CANBERRA (Reuters) – Britain and Australia have agreed a trade deal after talks between their prime ministers ironed out outstanding issues, Australia’s Minister for Trade Dan Tehan said on Tuesday.
Britain had made securing a trade deal with Australia a priority for its post-Brexit strategy as it seeks to build stronger commercial and diplomatic links in the Indo-Pacific region, but negotiations have dragged on for months.
Australia’s Prime Minister Scott Morrison and his British counterpart Boris Johnson overcame sticking points during a bilateral talks after the Group of Seven meeting in Britain over the weekend, which Morrison had attended as a guest.
“Both prime ministers have held a positive meeting in London overnight and have resolved outstanding issues in relation to the [Free Trade Agreement],” Tehan said in a statement.
A formal announcement would be made later on Tuesday, Tehan said.
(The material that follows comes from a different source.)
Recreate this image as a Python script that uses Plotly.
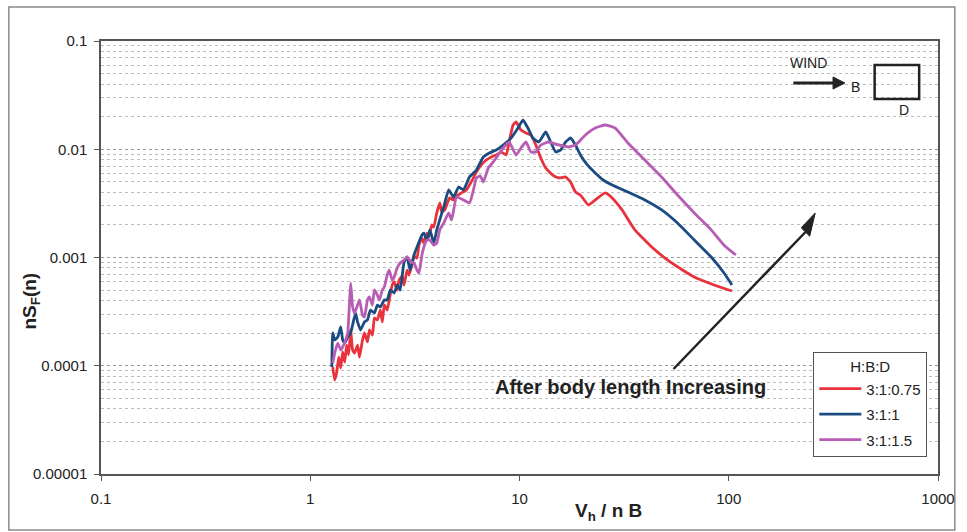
import plotly.graph_objects as go

# ---- data ----
red_x = [1.281, 1.309, 1.339, 1.368, 1.398, 1.429, 1.461, 1.493, 1.526, 1.560, 1.594, 1.629, 1.683, 1.720,
         1.777, 1.816, 1.877, 1.918, 1.982, 2.026, 2.093, 2.163, 2.210, 2.259, 2.333, 2.385, 2.464, 2.518,
         2.602, 2.660, 2.749, 2.808, 2.902, 2.966, 3.064, 3.132, 3.237, 3.307, 3.417, 3.493, 3.609, 3.689,
         3.811, 3.894, 4.024, 4.158, 4.250, 4.391, 4.488, 4.636, 4.843, 5.004, 5.285, 5.580, 5.766, 6.024,
         6.224, 6.572, 6.940, 7.328, 7.740, 8.17, 8.633, 8.920, 9.316, 9.626, 10.16, 10.74, 11.34, 11.97,
         12.64, 13.35, 14.41, 15.38, 16.60, 17.53, 18.51, 19.55, 21.33, 23.02, 25.67, 27.72, 30.90, 35.60,
         42.85, 53.29, 68.46, 85.15, 103.6]
red_y = [9.74e-5, 7.38e-5, 8.76e-5, 1.20e-4, 9.53e-5, 1.34e-4, 1.08e-4, 1.55e-4, 1.26e-4, 2.14e-4, 1.40e-4,
         1.31e-4, 1.55e-4, 1.20e-4, 1.73e-4, 2.01e-4, 1.66e-4, 2.14e-4, 1.92e-4, 2.76e-4, 2.65e-4, 3.27e-4,
         2.54e-4, 3.64e-4, 3.27e-4, 4.05e-4, 5.57e-4, 5.94e-4, 5.01e-4, 6.19e-4, 6.75e-4, 5.57e-4, 7.66e-4,
         6.89e-4, 8.52e-4, 1.03e-3, 9.89e-4, 1.30e-3, 1.51e-3, 1.36e-3, 1.68e-3, 1.55e-3, 2.00e-3, 1.91e-3,
         2.58e-3, 3.19e-3, 2.63e-3, 2.75e-3, 3.06e-3, 3.55e-3, 3.40e-3, 3.70e-3, 3.95e-3, 4.21e-3, 4.68e-3,
         5.43e-3, 6.16e-3, 7.16e-3, 7.96e-3, 8.48e-3, 8.85e-3, 9.43e-3, 8.85e-3, 1.167e-2, 1.675e-2,
         1.785e-2, 1.506e-2, 1.413e-2, 1.354e-2, 1.095e-2, 8.30e-3, 6.71e-3, 5.78e-3, 5.43e-3, 5.54e-3,
         4.99e-3, 4.03e-3, 3.78e-3, 3.06e-3, 3.40e-3, 3.95e-3, 3.55e-3, 2.75e-3, 1.80e-3, 1.25e-3, 8.90e-4,
         6.60e-4, 5.57e-4, 4.90e-4]

blue_x = [1.268, 1.281, 1.309, 1.353, 1.398, 1.429, 1.461, 1.510, 1.560, 1.594, 1.647, 1.683, 1.739, 1.816,
          1.877, 1.939, 2.026, 2.093, 2.163, 2.259, 2.333, 2.411, 2.518, 2.602, 2.689, 2.808, 2.902, 2.999,
          3.132, 3.237, 3.417, 3.493, 3.609, 3.729, 3.894, 4.024, 4.113, 4.344, 4.585, 4.843, 5.114, 5.401,
          5.766, 6.224, 6.717, 7.170, 7.740, 8.355, 9.117, 9.837, 10.39, 10.97, 11.58, 12.37, 13.35, 14.10,
          14.89, 15.72, 16.60, 17.53, 18.51, 19.55, 21.10, 23.02, 25.12, 27.72, 32.98, 39.71, 47.78, 56.89,
          68.46, 82.41, 94.96, 103.6]
blue_y = [9.74e-5, 2.01e-4, 1.73e-4, 1.84e-4, 2.28e-4, 1.73e-4, 1.62e-4, 1.84e-4, 2.01e-4, 2.38e-4, 3.07e-4,
          2.54e-4, 2.14e-4, 2.54e-4, 2.65e-4, 3.27e-4, 3.07e-4, 3.64e-4, 3.49e-4, 4.05e-4, 4.05e-4, 5.01e-4,
          4.70e-4, 5.57e-4, 5.01e-4, 9.09e-4, 1.011e-3, 7.66e-4, 1.054e-3, 1.25e-3, 1.614e-3, 1.68e-3,
          1.45e-3, 1.80e-3, 1.36e-3, 1.80e-3, 2.08e-3, 2.93e-3, 4.21e-3, 3.62e-3, 4.48e-3, 4.21e-3, 5.54e-3,
          6.43e-3, 8.48e-3, 9.23e-3, 9.84e-3, 1.095e-2, 1.270e-2, 1.571e-2, 1.863e-2, 1.571e-2, 1.270e-2,
          1.167e-2, 1.443e-2, 1.167e-2, 9.43e-3, 9.84e-3, 1.167e-2, 1.270e-2, 1.095e-2, 8.85e-3, 7.16e-3,
          6.04e-3, 5.20e-3, 4.68e-3, 4.03e-3, 3.40e-3, 2.75e-3, 2.08e-3, 1.45e-3, 1.011e-3, 7.19e-4, 5.57e-4]

purple_x = [1.281, 1.309, 1.353, 1.398, 1.429, 1.477, 1.510, 1.543, 1.560, 1.594, 1.629, 1.683, 1.720, 1.777,
            1.816, 1.877, 1.918, 1.982, 2.026, 2.093, 2.139, 2.210, 2.259, 2.333, 2.385, 2.464, 2.518, 2.602,
            2.689, 2.808, 2.902, 3.031, 3.132, 3.237, 3.307, 3.417, 3.493, 3.609, 3.729, 3.894, 4.024, 4.158,
            4.344, 4.585, 4.738, 5.004, 5.401, 5.766, 6.024, 6.224, 6.501, 6.717, 7.092, 7.490, 7.911, 8.355,
            8.920, 9.626, 10.16, 10.74, 11.34, 11.97, 12.64, 13.79, 15.38, 17.15, 18.51, 20.65, 23.02, 25.67,
            28.63, 32.98, 39.71, 47.78, 56.89, 68.46, 82.41, 94.96, 108.2]
purple_y = [1.06e-4, 1.31e-4, 1.62e-4, 1.40e-4, 1.49e-4, 1.73e-4, 2.01e-4, 4.05e-4, 5.81e-4, 3.49e-4, 3.07e-4,
            3.64e-4, 4.05e-4, 2.94e-4, 2.82e-4, 4.05e-4, 4.32e-4, 3.64e-4, 5.01e-4, 4.50e-4, 4.05e-4, 5.01e-4,
            5.34e-4, 6.89e-4, 7.66e-4, 6.19e-4, 6.60e-4, 8.00e-4, 8.90e-4, 9.48e-4, 1.011e-3, 9.09e-4, 8.90e-4,
            7.66e-4, 7.19e-4, 1.054e-3, 1.25e-3, 1.45e-3, 1.45e-3, 1.30e-3, 1.36e-3, 1.80e-3, 2.08e-3, 2.58e-3,
            2.22e-3, 3.62e-3, 3.40e-3, 3.19e-3, 4.21e-3, 5.43e-3, 5.66e-3, 4.99e-3, 6.71e-3, 7.63e-3, 8.85e-3,
            1.027e-2, 1.167e-2, 8.85e-3, 1.027e-2, 1.167e-2, 9.43e-3, 9.43e-3, 1.095e-2, 1.167e-2, 1.095e-2,
            1.049e-2, 1.095e-2, 1.354e-2, 1.571e-2, 1.675e-2, 1.571e-2, 1.142e-2, 7.96e-3, 5.54e-3, 3.78e-3,
            2.58e-3, 1.80e-3, 1.30e-3, 1.054e-3]

series_names = ["3:1:0.75", "3:1:1", "3:1:1.5"]
series_colors = ["#e8323c", "#1b4b80", "#b85db4"]

x_tick_vals = [0.1, 1, 10, 100, 1000]
x_tick_text = ["0.1", "1", "10", "100", "1000"]
y_tick_vals = [0.00001, 0.0001, 0.001, 0.01, 0.1]
y_tick_text = ["0.00001", "0.0001", "0.001", "0.01", "0.1"]

FONT = "Liberation Sans, Arial, sans-serif"
TXT = "#222222"

fig = go.Figure()
for i, (xs, ys) in enumerate([(red_x, red_y), (blue_x, blue_y), (purple_x, purple_y)]):
    fig.add_trace(go.Scatter(x=xs, y=ys, mode="lines", name=series_names[i],
                             legendgroup=series_names[i],
                             line=dict(color=series_colors[i], width=2.8, shape="spline", smoothing=0.4)))

grid_col = "#bdbdbd"
fig.update_xaxes(type="log", range=[-1, 3], tickmode="array", tickvals=x_tick_vals, ticktext=x_tick_text,
                 showgrid=False, showline=True, linecolor="#555555", linewidth=1.5, mirror=True,
                 ticks="outside", ticklen=5, tickcolor="#555555", ticklabelstandoff=5,
                 tickfont=dict(family=FONT, size=15, color=TXT), zeroline=False)
fig.update_yaxes(type="log", range=[-5, -1], tickmode="array", tickvals=y_tick_vals, ticktext=y_tick_text,
                 showgrid=True, gridcolor="#9a9a9a", griddash="dot", gridwidth=1,
                 minor=dict(dtick="D1", showgrid=True, gridcolor=grid_col, griddash="dot", gridwidth=1, ticks=""),
                 showline=True, linecolor="#555555", linewidth=1.5, mirror=True,
                 ticks="outside", ticklen=5, tickcolor="#555555", ticklabelstandoff=4,
                 tickfont=dict(family=FONT, size=15, color=TXT), zeroline=False)

fig.update_layout(
    width=967, height=532,
    margin=dict(l=101, r=21, t=41, b=58),
    paper_bgcolor="white", plot_bgcolor="white",
    font=dict(family=FONT, color=TXT),
    showlegend=True,
    legend=dict(x=0.851, y=0.282, xanchor="left", yanchor="top",
                bgcolor="white", bordercolor="#555555", borderwidth=1,
                font=dict(family=FONT, size=15, color=TXT),
                title=dict(text="H:B:D", side="top center", font=dict(family=FONT, size=15, color=TXT)),
                tracegroupgap=3, itemwidth=42),
)

C = dict(xanchor="center", yanchor="middle", showarrow=False)

# axis titles
fig.add_annotation(text="<b>nS<sub>F</sub>(n)</b>", xref="paper", yref="paper", x=-0.084, y=0.40,
                   textangle=-90, font=dict(family=FONT, size=19, color=TXT), **C)
fig.add_annotation(text="<b>V<sub>h</sub> / n B</b>", xref="paper", yref="paper", x=0.606, y=-0.088,
                   font=dict(family=FONT, size=19, color=TXT), **C)

DARK = "#222222"
# trend arrow (line + filled head) and label
fig.add_shape(type="line", xref="paper", yref="paper", x0=0.6840, y0=0.2425, x1=0.8417, y1=0.5589,
              line=dict(color=DARK, width=2.5))
fig.add_shape(type="path", xref="paper", yref="paper",
              path="M 0.8533 0.6028 L 0.8467 0.5492 L 0.8366 0.5686 Z",
              fillcolor=DARK, line=dict(color=DARK, width=1))
fig.add_annotation(text="<b>After body length Increasing</b>", xref="paper", yref="paper",
                   x=0.633, y=0.201, font=dict(family=FONT, size=20, color=TXT), **C)

# wind / body sketch
fig.add_annotation(text="WIND", xref="paper", yref="paper", x=0.845, y=0.9492,
                   font=dict(family=FONT, size=14, color=TXT), **C)
fig.add_shape(type="line", xref="paper", yref="paper", x0=0.8272, y0=0.9030, x1=0.8760, y1=0.9030,
              line=dict(color=DARK, width=2.8))
fig.add_shape(type="path", xref="paper", yref="paper",
              path="M 0.8888 0.9030 L 0.8746 0.9169 L 0.8746 0.8891 Z",
              fillcolor=DARK, line=dict(color=DARK, width=1))
fig.add_annotation(text="B", xref="paper", yref="paper", x=0.9018, y=0.8938,
                   font=dict(family=FONT, size=14, color=TXT), **C)
fig.add_annotation(text="D", xref="paper", yref="paper", x=0.9598, y=0.8406,
                   font=dict(family=FONT, size=14, color=TXT), **C)
fig.add_shape(type="rect", xref="paper", yref="paper", x0=0.9243, x1=0.9775, y0=0.8661, y1=0.9446,
              line=dict(color=DARK, width=2.5))

# outer chart frame
fig.add_shape(type="rect", xref="paper", yref="paper", x0=-0.1101, x1=1.0201, y0=-0.1293, y1=1.0785,
              line=dict(color="#8a8a8a", width=1.5), layer="below")

fig.write_html("out.html")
The deal will be keenly scrutinised by British farmers, who fear they could be forced out of business if the deal eliminates tariffs on lamb and beef imports from Australia.
Though details have still to emerge, official estimates say the agreement could add 500 million pounds ($705.7 million) to British economic output over the long term.
For Australia, however, analysts questioned the importance for an economy already focused on Asia.
“This free trade agreement is more about symbolism than immediately tangible material benefits,” said Ben Wellings, senior lecturer in politics and international relations at Monash University.